8 May 2015

The UK General Election - Victory for the 1%

There will be some extremely happy people in the UK today following the incredible and totally unexpected victory by the Conservatives that means that they can look forward to 5 years of Osborne and Cameron looking after their chums in the City, without even the slight moderating effect of Lib Dem coalition members like Vince Cable, the ex-Business Secretary, who lost his seat last night.

Those people are the 1% at the top.

How on earth did they manage it?

Well, one reason is the ability of the megarich to control much of the nation's press. With highly deformed reporting now standard in newspapers like the Sun and the Mail, it's hardly surprising that few Brits have a clue about what is really going on. And even the BBC and Guardian failed completely to report on the historic debate in Parliament last year that finally discussed the vital issue of Money Creation and Society.

Another reason is the ludicrous first past the post system for elections that they have in the UK.  The following table says it all.

Take the Scottish National Party that won 56 of the 59 parliametary seats in Scotland. They got those 56 seats in parliament with a total of 1 454 436 votes. That means that there is one MP for every 25 972 people who voted SNP.  The Conservatives got one seat in Parliament for every 34 244 voters. For Labour, there's one MP for every 40 290 voters.  That's not too bad.

Things already look much less favorable for people who voted Lib Dem. Each of the 8 remaining Lib Dem MPs has to represent over 300 000 voters.

But look at the representation of the UK Green Party. The 1.16  million people who voted for their policies only have 1 MP. And, Nigel Farage has even more grounds for being furious, because the 1 UKIP MP is supposed to rerpresent nearly 3.9 million people.

Indeed, if we compare the best represented voters (those who voted for Ulster's Democratic Unionist Party) with the worst represented ones (those who voted for UKIP), there is a ratio of 168:1. Can anyone really claim that this is a sensible and fair way to do things?  It is quite simply a travesty of democracy.

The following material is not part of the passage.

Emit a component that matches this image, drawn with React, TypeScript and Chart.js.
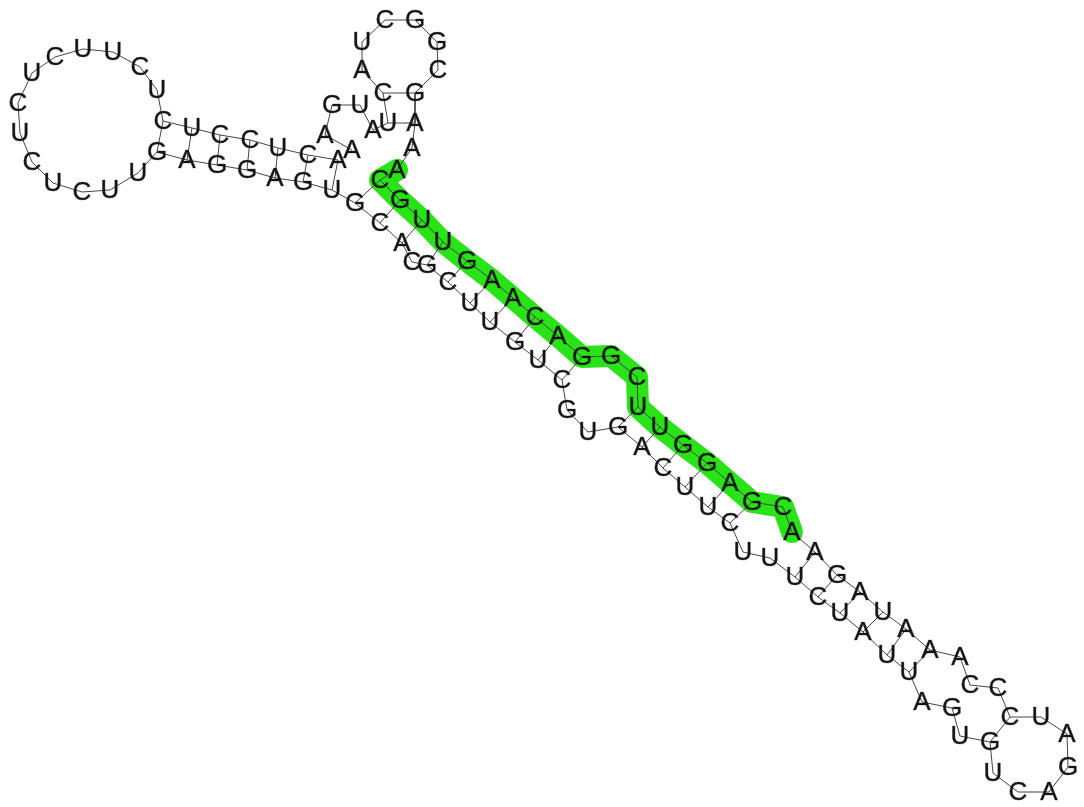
import React, { useEffect, useRef } from "react";
import { Chart, registerables } from "chart.js";

Chart.register(...registerables);

// Nucleotide sequence, 5' to 3'
const sequence = "AAGUAUCAUCGGCGAAACGUUGAACAGGCUUGGAGCAAGAUAAACCCUAGACUGUGAUUAUCUUUCUUCAGUGCUGUUCGCACGUGAGGAGUUCUCUCUCUUCUCUCCUCA";
const bases = sequence.split("");

// Layout coordinates of each nucleotide (x to the right, y downward)
const xs = [
  352, 325, 332, 360, 373, 388, 383, 362, 362, 385,
  415, 437, 438, 415, 415, 412, 397, 380, 400, 422,
  443, 467, 492, 513, 535, 558, 582, 611, 637, 638,
  660, 683, 707, 730, 752, 783, 792, 815, 837, 860,
  883, 906, 930, 960, 970, 998, 1010, 1041, 1067, 1068,
  1049, 1018, 993, 990, 960, 952, 922, 909, 887, 863,
  840, 818, 795, 770, 743, 730, 708, 685, 663, 642,
  618, 588, 567, 562, 538, 515, 490, 470, 448, 427,
  412, 402, 380, 355, 332, 303, 275, 247, 217, 187,
  157, 138, 110, 82, 53, 32, 20, 18, 32, 55,
  83, 113, 140, 157, 163, 192, 220, 250, 278, 308,
  338,
];
const ys = [
  150, 135, 105, 105, 130, 123, 93, 70, 42, 20,
  20, 42, 70, 93, 123, 148, 170, 180, 200, 220,
  242, 261, 280, 298, 317, 336, 357, 356, 377, 407,
  427, 445, 463, 483, 502, 507, 532, 552, 575, 592,
  612, 629, 650, 657, 685, 688, 717, 717, 734, 767,
  792, 792, 773, 742, 736, 708, 702, 672, 655, 632,
  613, 597, 577, 558, 552, 523, 507, 487, 468, 447,
  427, 432, 410, 380, 360, 342, 322, 303, 282, 265,
  262, 243, 223, 203, 190, 182, 178, 170, 165, 160,
  152, 173, 190, 192, 183, 162, 133, 103, 73, 57,
  49, 52, 67, 90, 121, 128, 135, 140, 148, 155,
  160,
];

// Base pairs (1-based nucleotide positions)
const pairs: [number, number][] = [
  [6, 15], [7, 14],
  [18, 84], [19, 83], [20, 82], [21, 80], [22, 79], [23, 78], [24, 77],
  [25, 76], [26, 75], [27, 74],
  [30, 71], [31, 70], [32, 69], [33, 68], [34, 67], [35, 66],
  [38, 63], [39, 62], [40, 61], [41, 60], [42, 59], [43, 58],
  [47, 54],
  [85, 111], [86, 110], [87, 109], [88, 108], [89, 107], [90, 106], [91, 105],
];

// Highlighted stretch (1-based, inclusive)
const highlightStart = 17;
const highlightEnd = 37;

const points = bases.map((_, i) => ({ x: xs[i], y: ys[i] }));

const LETTER_DATASET = "letters";

const letterPlugin = {
  id: "baseLetters",
  afterDatasetsDraw(chart: any) {
    const idx = chart.data.datasets.findIndex((d: any) => d.label === LETTER_DATASET);
    if (idx < 0) return;
    const meta = chart.getDatasetMeta(idx);
    const ctx = chart.ctx;
    ctx.save();
    ctx.font = '26px "Liberation Sans", Arial, sans-serif';
    ctx.fillStyle = "#151515";
    ctx.strokeStyle = "rgba(20,20,20,0.6)";
    ctx.lineWidth = 0.6;
    ctx.textAlign = "center";
    ctx.textBaseline = "middle";
    meta.data.forEach((el: any, i: number) => {
      ctx.fillText(bases[i], el.x, el.y + 1);
      ctx.strokeText(bases[i], el.x, el.y + 1);
    });
    ctx.restore();
  },
};

export default function App() {
  const canvasRef = useRef<HTMLCanvasElement | null>(null);

  useEffect(() => {
    if (!canvasRef.current) return;

    const pairSets = pairs.map(([a, b], k) => ({
      label: `pair-${k}`,
      data: [points[a - 1], points[b - 1]],
      showLine: true,
      borderColor: "#444",
      borderWidth: 1,
      pointRadius: 0,
      order: 2,
    }));

    const chart = new Chart(canvasRef.current, {
      type: "scatter",
      data: {
        datasets: [
          {
            label: LETTER_DATASET,
            data: points,
            pointRadius: 0,
            showLine: false,
            order: 0,
          },
          {
            label: "backbone",
            data: points,
            showLine: true,
            borderColor: "#444",
            borderWidth: 1,
            pointRadius: 0,
            tension: 0,
            order: 1,
          },
          ...pairSets,
          {
            label: "highlight",
            data: points.slice(highlightStart - 1, highlightEnd),
            showLine: true,
            borderColor: "rgb(40, 228, 22)",
            borderWidth: 22,
            borderJoinStyle: "round",
            borderCapStyle: "round",
            pointRadius: 0,
            tension: 0,
            order: 5,
          },
        ] as any,
      },
      options: {
        animation: false,
        responsive: false,
        maintainAspectRatio: false,
        devicePixelRatio: 1,
        layout: { padding: 0 },
        events: [],
        plugins: {
          legend: { display: false },
          tooltip: { enabled: false },
        },
        scales: {
          x: { type: "linear", min: 0, max: 1084, display: false },
          y: { type: "linear", min: 0, max: 807, reverse: true, display: false },
        },
      } as any,
      plugins: [letterPlugin],
    });

    return () => chart.destroy();
  }, []);

  return (
    <div style={{ position: "fixed", left: 0, top: 0, width: 1084, height: 807, background: "#fff" }}>
      <canvas ref={canvasRef} width={1084} height={807} style={{ display: "block" }} />
    </div>
  );
}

But the British voters really only have themselves to blame. They had a chance in 2011 to change the first past the post system, but blew it - 68% voted to keep the old system - thanks largely to a massive media campaign from the media, backed up by politicians from the main parties.

But for me, the other reason why the UK can look forward to 5 more years of slashing public services and privitisation of anything that moves is that Ed Miliband's Labour party had almost no interesting ideas in their program. Effectively, all they seemed to propose was a slightly watered down version of Osborne's austerity program. Sure, they would maybe do a little more to protect the National Health Service. But there was nothing in their program that could have challenged the status quo. They had none of the innovative ideas that the UK Green Party have been proposing, such as:
  • taxing financial transactions
  • removing the monopoly of commercial banks on creating money
  • introducing a Universal Basic Income
Now that Ed Miliband and Ed Balls are gone, would it be too much to hope that maybe the next generation of Labour leaders could actually wake up to the fact that the economic woes of the nation will never go away unless there are truly radical changes to the ways things work?

I certainly hope so. I haven't done the detailed maths, but I wouldn't be at all surprised if it turned out that a single candidate in each constituency that could combine votes from Green Party and Labour would have allowed the UK to avoid the curse of 5 more years of Cameron and Osborne. They would have already had over 10.4 million votes between them, to which you could reasonably add the 1.45 million who voted SNP.  And that would have been possible without even reforming the first past the post system.

Maybe there is hope. Unfortunately, the next window of opportunity has just got a lot further off. It's all very depressing.